A well-implemented RegTech solution should give you:
- Clear, verifiable evidence of your compliance posture that you can actually show a regulator.
- Real-time visibility into where personal data sits across your systems.
- The ability to respond to data subject requests quickly and accurately.
- Automated alerts and audit trails for breach detection and 72-hour reporting.
- A framework that extends naturally to AI governance obligations under the EU AI Act.
- Insights that help you understand and manage your data more broadly.
That last point matters more than ever in 2026. The same infrastructure you build for GDPR doesn’t sit idle between regulatory reviews. It supports data quality, feeds analytics, and gives you the foundations to meet whatever comes next – whether that’s tighter AI Act obligations, new cross-border transfer requirements, or sector-specific rules.
Bottom Line
Eight years in, GDPR enforcement is accelerating, and the regulatory landscape is getting more complex. Organizations that are thriving are the ones that used the regulation as a forcing function to get their data house in order.

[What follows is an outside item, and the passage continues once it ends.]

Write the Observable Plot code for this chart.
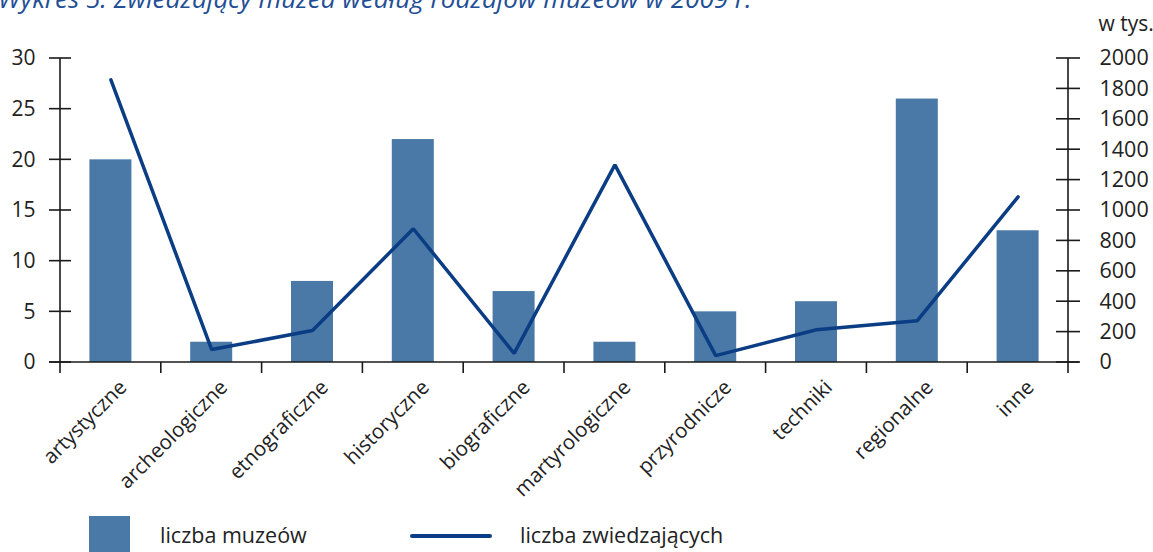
<!DOCTYPE html>
<html>
<head>
<meta charset="utf-8">
<script src="https://cdn.jsdelivr.net/npm/d3@7"></script>
<script src="https://cdn.jsdelivr.net/npm/@observablehq/plot@0.6"></script>
<style>
  html, body { margin: 0; padding: 0; background: #fff; }
  #wrap { position: relative; width: 1153px; height: 552px; overflow: hidden; font-family: "Open Sans", sans-serif; }
  #title { position: absolute; left: -2px; top: -15px; font-size: 26px; line-height: 1; font-style: italic; color: #1f4f96; white-space: nowrap; }
  #chart { position: absolute; left: 0; top: 0; }
  .lg { position: absolute; color: #222; font-size: 21.5px; line-height: 1; }
</style>
</head>
<body>
<div id="wrap">
  <div id="chart"></div>
  <div id="title">Wykres 5. Zwiedzający muzea według rodzajów muzeów w 2009 r.</div>
  <div class="lg" style="left:89px; top:516px; width:41px; height:40px; background:#4a79a7;"></div>
  <div class="lg" style="left:160px; top:524px;">liczba muzeów</div>
  <div class="lg" style="left:410px; top:534px; width:82px; height:4px; border-radius:2px; background:#0a3d84;"></div>
  <div class="lg" style="left:520px; top:524px;">liczba zwiedzających</div>
</div>
<script>
const categories = ["artystyczne","archeologiczne","etnograficzne","historyczne","biograficzne","martyrologiczne","przyrodnicze","techniki","regionalne","inne"];
const museums = [20, 2, 8, 22, 7, 2, 5, 6, 26, 13];
const visitors = [1860, 85, 210, 880, 60, 1300, 45, 215, 275, 1090];
const leftTicks = [0, 5, 10, 15, 20, 25, 30];
const rightTicks = [0, 200, 400, 600, 800, 1000, 1200, 1400, 1600, 1800, 2000];
const leftMax = 30, rightMax = 2000;

const ratio = leftMax / rightMax;
const data = categories.map((c, i) => ({c, m: museums[i], v: visitors[i]}));

function axesLines(index, scales, values, dim) {
  const x = scales.x, y = scales.y;
  const xl = dim.marginLeft, xr = dim.width - dim.marginRight;
  const yb = y(0), yt = y(leftMax);
  const g = d3.create("svg:g").attr("stroke", "#1a1a1a").attr("stroke-width", 1.6).attr("fill", "none");
  g.append("line").attr("x1", xl - 11).attr("x2", xr + 11).attr("y1", yb).attr("y2", yb);
  g.append("line").attr("x1", xl).attr("x2", xl).attr("y1", yt).attr("y2", yb + 11);
  g.append("line").attr("x1", xr).attr("x2", xr).attr("y1", yt).attr("y2", yb + 11);
  categories.forEach(c => {
    const px = x(c);
    if (px > xl + 1) g.append("line").attr("x1", px).attr("x2", px).attr("y1", yb).attr("y2", yb + 11);
  });
  leftTicks.forEach(t => g.append("line").attr("x1", xl - 11).attr("x2", xl + 11).attr("y1", y(t)).attr("y2", y(t)));
  rightTicks.forEach(t => g.append("line").attr("x1", xr - 12).attr("x2", xr + 12).attr("y1", y(t * ratio)).attr("y2", y(t * ratio)));
  return g.node();
}

const chart = Plot.plot({
  width: 1153,
  height: 500,
  marginLeft: 60,
  marginRight: 85,
  marginTop: 58,
  marginBottom: 138,
  style: {fontFamily: "'Open Sans', sans-serif", fontSize: "21px", color: "#222", background: "transparent", overflow: "visible"},
  x: {type: "band", domain: categories, padding: 0, round: false, axis: null},
  y: {domain: [0, leftMax], axis: null},
  marks: [
    Plot.barY(data, {x: "c", y: "m", fill: "#4a79a7", insetLeft: 29.4, insetRight: 29.4}),
    Plot.line(data, {x: "c", y: d => d.v * ratio, stroke: "#0a3d84", strokeWidth: 3.5, strokeLinejoin: "miter"}),
    axesLines,
    Plot.axisY({anchor: "left", label: null, ticks: leftTicks, tickSize: 0, tickPadding: 25, fontSize: 21, fill: "#222"}),
    Plot.axisY({anchor: "right", label: null, ticks: rightTicks.map(t => t * ratio), tickFormat: d => String(Math.round(d / ratio)), tickSize: 0, tickPadding: 31, fontSize: 21.5, fill: "#222"}),
    Plot.text(categories, {x: d => d, frameAnchor: "bottom", dx: 17, dy: 26, rotate: -45, textAnchor: "end", lineAnchor: "bottom", fontSize: 20.5, fill: "#222"}),
    Plot.text(["w tys."], {frameAnchor: "top-right", dx: 30, dy: -28, textAnchor: "start", lineAnchor: "bottom", fontSize: 21, fill: "#222"})
  ]
});
document.getElementById("chart").appendChild(chart);
</script>
</body>
</html>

That said, implementation is not easy because GDPR involves extensive data mapping, ongoing compliance management, strict accountability, growing AI-related obligations, and serious financial exposure if things go wrong. But the opportunity is equally real. Done properly, GDPR compliance builds the kind of data governance infrastructure that makes an organization more transparent, resilient, and operationally effective.